The Interview invece è un film molto in linea con quelli scritti e in alcuni casi diretti da Seth Rogen, per certi versi anche migliore. Questa volta Rogen per fortuna scrive per un sè un ruolo leggermente meno scemo del solito, della coppia che forma con James Franco è quello più razionale e normale, mentre lo scemo comico tocca a James Franco per l'appunto (esilarante la fissazione del suo personaggio per Il Signore degli Anelli come metafora di qualsiasi cosa). C'è molta meno improvvisazione e una sceneggiatura più rigida, ne beneficiano quindi il ritmo e la tenuta comica (si vedono addirittura gag che ricorrono o che tornano alla fine dopo essere stata annunciate all'inizio, solitamente un miraggio in questo tipo di film comici di rapido consumo). Nel complesso però non è un lungometraggio che fa satira del potere, nè uno troppo interessato alla Corea Del Nord di per sè (benchè si svolga quasi tutto lì) quanto uno che porta avanti la tematica dell'umorismo da "gay ingenui" e del bromance con cui Franco e Rogen sono nati. E lo fa bene.

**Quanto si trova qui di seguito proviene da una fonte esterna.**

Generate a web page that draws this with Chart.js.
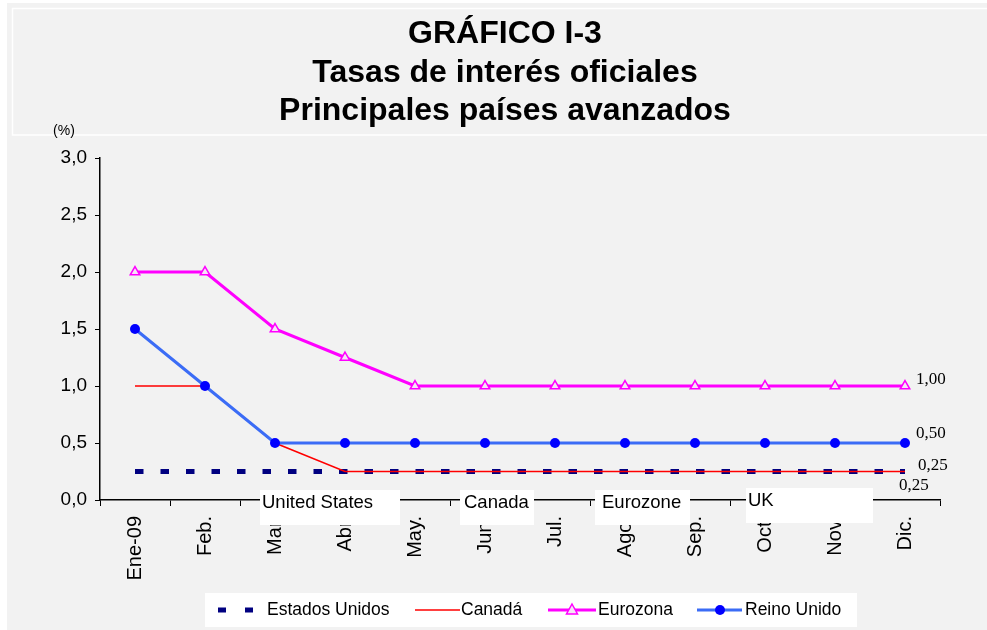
<!DOCTYPE html>
<html>
<head>
<meta charset="utf-8">
<script src="https://cdn.jsdelivr.net/npm/chart.js@4.4.1/dist/chart.umd.min.js"></script>
<style>
    html, body { margin: 0; padding: 0; background: #fff; }
    #wrap { position: relative; width: 987px; height: 630px; }
</style>
</head>
<body>
<div id="wrap"><canvas id="tasasChart" width="987" height="630"></canvas></div>
<script>
// Datos del gráfico (tasas oficiales, %)
const meses = ['Ene-09', 'Feb.', 'Mar.', 'Abr.', 'May.', 'Jun.', 'Jul.', 'Ago.', 'Sep.', 'Oct.', 'Nov.', 'Dic.'];
const estadosUnidos = [0.25, 0.25, 0.25, 0.25, 0.25, 0.25, 0.25, 0.25, 0.25, 0.25, 0.25, 0.25];
const canada = [1.0, 1.0, 0.5, 0.25, 0.25, 0.25, 0.25, 0.25, 0.25, 0.25, 0.25, 0.25];
const eurozona = [2.0, 2.0, 1.5, 1.25, 1.0, 1.0, 1.0, 1.0, 1.0, 1.0, 1.0, 1.0];
const reinoUnido = [1.5, 1.0, 0.5, 0.5, 0.5, 0.5, 0.5, 0.5, 0.5, 0.5, 0.5, 0.5];
const yMin = 0, yMax = 3, yStep = 0.5;
const titulo = ['GRÁFICO I-3', 'Tasas de interés oficiales', 'Principales países avanzados'];
const etiquetasSuperpuestas = ['United States', 'Canada', 'Eurozone', 'UK'];

const SANS = '"Liberation Sans", Arial, sans-serif';
const SERIF = '"Liberation Serif", "Times New Roman", serif';

const COLORS = {
    navy: '#000080',
    red: '#ff0000',
    magenta: '#ff00ff',
    blueLine: '#3b6cf6',
    blueDot: '#0000ff',
    bg: '#f2f2f2'
};

const coma = v => v.toFixed(1).replace('.', ',');

// fondo, marco y título
const fondoPlugin = {
    id: 'fondo',
    beforeDraw(chart) {
        const ctx = chart.ctx;
        ctx.save();
        ctx.fillStyle = '#ffffff';
        ctx.fillRect(0, 0, chart.width, chart.height);
        ctx.fillStyle = COLORS.bg;
        ctx.fillRect(7, 3, chart.width - 7, chart.height - 3);
        ctx.strokeStyle = '#ffffff';
        ctx.lineWidth = 1.5;
        ctx.strokeRect(12.5, 8.5, chart.width, 126.5);

        ctx.fillStyle = '#000';
        ctx.textAlign = 'center';
        ctx.textBaseline = 'alphabetic';
        ctx.font = 'bold 32px ' + SANS;
        titulo.forEach((linea, i) => {
            ctx.fillText(linea, 505, 43 + i * 38.5);
        });

        ctx.font = '14px ' + SANS;
        ctx.textBaseline = 'middle';
        ctx.fillText('(%)', 64, 131);
        ctx.restore();
    }
};

// valores finales a la derecha
const valoresFinalesPlugin = {
    id: 'valoresFinales',
    afterDatasetsDraw(chart) {
        const ctx = chart.ctx;
        const offsets = [[13, -6], [-6, 14], [11, -6], [11, -9]];
        ctx.save();
        ctx.font = '17px ' + SERIF;
        ctx.fillStyle = '#000';
        ctx.textAlign = 'left';
        ctx.textBaseline = 'middle';
        chart.data.datasets.forEach((ds, i) => {
            const meta = chart.getDatasetMeta(i);
            const last = meta.data.length - 1;
            const pt = meta.data[last];
            const txt = ds.data[last].toFixed(2).replace('.', ',');
            ctx.fillText(txt, pt.x + offsets[i][0], pt.y + offsets[i][1]);
        });
        ctx.restore();
    }
};

// cajas blancas superpuestas y leyenda
const superpuestoPlugin = {
    id: 'superpuesto',
    afterDraw(chart) {
        const ctx = chart.ctx;
        ctx.save();
        const cajas = [
            [260, 490, 140, 35, 262, 503],
            [460, 490, 74, 35, 464, 503],
            [595, 490, 95, 35, 602, 503],
            [746, 488, 127, 35, 748, 501]
        ];
        ctx.font = '18.5px ' + SANS;
        ctx.textAlign = 'left';
        ctx.textBaseline = 'middle';
        cajas.forEach((c, i) => {
            ctx.fillStyle = '#ffffff';
            ctx.fillRect(c[0], c[1], c[2], c[3]);
            ctx.fillStyle = '#000';
            ctx.fillText(etiquetasSuperpuestas[i], c[4], c[5]);
        });

        // leyenda
        const ly = 610;
        ctx.fillStyle = '#ffffff';
        ctx.fillRect(205, 593, 652, 34);
        const ds = chart.data.datasets;
        ctx.lineCap = 'butt';
        // Estados Unidos
        ctx.strokeStyle = ds[0].borderColor;
        ctx.lineWidth = ds[0].borderWidth;
        ctx.beginPath();
        ctx.moveTo(218, ly); ctx.lineTo(226, ly);
        ctx.moveTo(245, ly); ctx.lineTo(253, ly);
        ctx.stroke();
        // Canadá
        ctx.strokeStyle = ds[1].borderColor;
        ctx.lineWidth = ds[1].borderWidth;
        ctx.beginPath(); ctx.moveTo(415, ly); ctx.lineTo(460, ly); ctx.stroke();
        // Eurozona
        ctx.strokeStyle = ds[2].borderColor;
        ctx.lineWidth = ds[2].borderWidth;
        ctx.beginPath(); ctx.moveTo(548, ly); ctx.lineTo(596, ly); ctx.stroke();
        ctx.fillStyle = ds[2].pointBackgroundColor;
        ctx.lineWidth = 1.5;
        ctx.beginPath();
        ctx.moveTo(572, ly - 6); ctx.lineTo(577.5, ly + 4); ctx.lineTo(566.5, ly + 4); ctx.closePath();
        ctx.fill(); ctx.stroke();
        // Reino Unido
        ctx.strokeStyle = ds[3].borderColor;
        ctx.lineWidth = ds[3].borderWidth;
        ctx.beginPath(); ctx.moveTo(697, ly); ctx.lineTo(742, ly); ctx.stroke();
        ctx.fillStyle = ds[3].pointBackgroundColor;
        ctx.beginPath(); ctx.arc(720, ly, 5, 0, Math.PI * 2); ctx.fill();

        ctx.fillStyle = '#000';
        ctx.font = '17.5px ' + SANS;
        ctx.fillText(ds[0].label, 267, ly);
        ctx.fillText(ds[1].label, 461, ly);
        ctx.fillText(ds[2].label, 598, ly);
        ctx.fillText(ds[3].label, 745, ly);
        ctx.restore();
    }
};

function renderTasasChart() {
    const ctx = document.getElementById('tasasChart');
    if (!ctx) {
        console.error('Canvas element not found: tasasChart');
        return null;
    }

    return new Chart(ctx, {
        type: 'line',
        data: {
            labels: meses,
            datasets: [
                {
                    label: 'Estados Unidos',
                    data: estadosUnidos,
                    borderColor: COLORS.navy,
                    borderWidth: 5,
                    borderDash: [8.5, 17],
                    pointRadius: 0,
                    tension: 0,
                    order: 4
                },
                {
                    label: 'Canadá',
                    data: canada,
                    borderColor: COLORS.red,
                    borderWidth: 1.5,
                    pointRadius: 0,
                    tension: 0,
                    order: 3
                },
                {
                    label: 'Eurozona',
                    data: eurozona,
                    borderColor: COLORS.magenta,
                    borderWidth: 3,
                    pointStyle: 'triangle',
                    pointRadius: 5.5,
                    pointBorderWidth: 1.5,
                    pointBorderColor: COLORS.magenta,
                    pointBackgroundColor: '#f6e4f6',
                    tension: 0,
                    order: 2
                },
                {
                    label: 'Reino Unido',
                    data: reinoUnido,
                    borderColor: COLORS.blueLine,
                    borderWidth: 3,
                    pointRadius: 5,
                    pointBorderWidth: 0,
                    pointBackgroundColor: COLORS.blueDot,
                    pointBorderColor: COLORS.blueDot,
                    tension: 0,
                    order: 1
                }
            ]
        },
        options: {
            responsive: false,
            animation: false,
            layout: {
                padding: { left: 0, right: 47, top: 158, bottom: 0 }
            },
            plugins: {
                title: { display: false },
                legend: { display: false },
                tooltip: { enabled: false }
            },
            scales: {
                x: {
                    offset: true,
                    grid: {
                        offset: true,
                        drawOnChartArea: false,
                        drawTicks: true,
                        tickLength: 6,
                        color: '#000'
                    },
                    border: { color: '#000', width: 1.5 },
                    ticks: {
                        color: '#000',
                        minRotation: 90,
                        maxRotation: 90,
                        padding: 10,
                        font: { family: SANS, size: 20 }
                    },
                    afterFit: (scale) => { scale.height = 130; }
                },
                y: {
                    min: yMin,
                    max: yMax,
                    grid: {
                        drawOnChartArea: false,
                        drawTicks: true,
                        tickLength: 5,
                        color: '#000'
                    },
                    border: { color: '#000', width: 1.5 },
                    ticks: {
                        stepSize: yStep,
                        color: '#000',
                        padding: 8,
                        font: { family: SANS, size: 19 },
                        callback: (v) => coma(v)
                    },
                    afterFit: (scale) => { scale.width = 100; }
                }
            }
        },
        plugins: [fondoPlugin, valoresFinalesPlugin, superpuestoPlugin]
    });
}

document.addEventListener('DOMContentLoaded', function() {
    const chart = renderTasasChart();
    if (chart) {
        console.log('chartArea', JSON.stringify(chart.chartArea));
    }
});
</script>
</body>
</html>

La parte sorprendente è come questo finto film di spionaggio goda di valori produttivi superiori alla media delle commedie americane (particolarmente evidenti in scenografia e fotografia del solito Brandon Trost), che ben si sposano con una sofisticazione generale maggiore. È insomma di certo la commedia più seria e adulta per Rogen e di converso quella in cui James Franco dà il suo meglio con un personaggio cialtrone, ignorante e illuso da una vita alimentata dai media che ha una sua originalità (non al 100% ma così non lo si era visto). Addirittura ci sono anche delle battute memorabili (James Franco che corregge il dittatore che parla di Stalin: "Attento Kim, da noi si pronuncia Stallone!") se non delle gag visive fondate, come spesso in questi film, sul mostrare troppo che funzionano molto.

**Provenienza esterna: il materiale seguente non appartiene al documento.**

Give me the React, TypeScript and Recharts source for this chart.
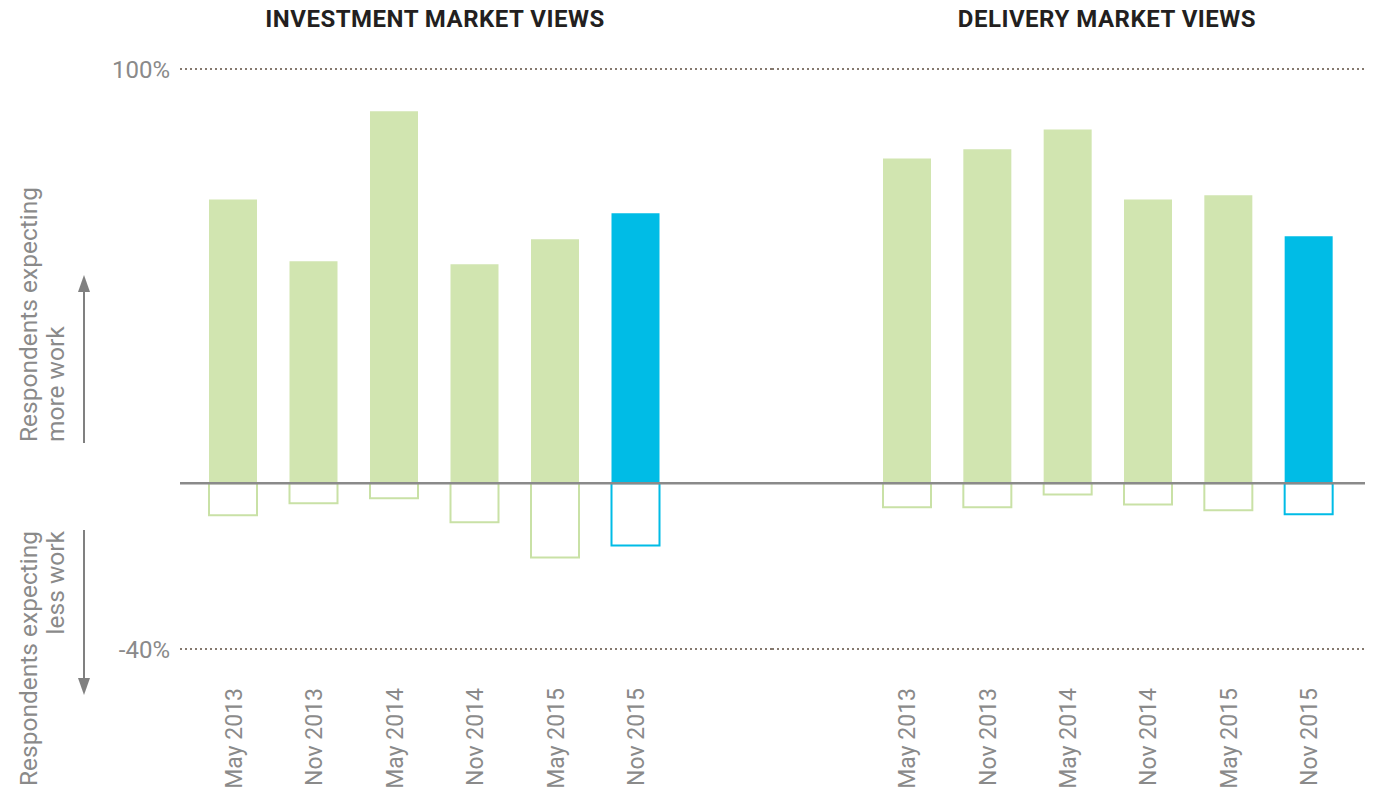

Se vi chiediate alla fine di tutta la fiera quale sia l'immagine che esce della Corea Del Nord si può dire che Kim Jong-un venga visto come nuovo Hitler ovviamente: bambinone sadico, abile manipolatore dei media, un cretino qualsiasi. Diversa è la raffigurazione dei coreani del nord che, come si conviene a questi film (gli americani facevano lo stesso già con i russi negli anni '80), sono sia soldatini del sistema sia uomini e donne desiderosi di un domani diverso. Eppure, lo ripetiamo un'ultima volta, per fortuna il film non è tanto su quello quanto sul desiderio di riscatto di un autore televisivo (Rogen) che si rende conto di fare tv spazzatura e decide di aumentare le proprie ambizioni ed essere migliore avendo però accanto il più ruffiano, meschino e populista degli anchormen.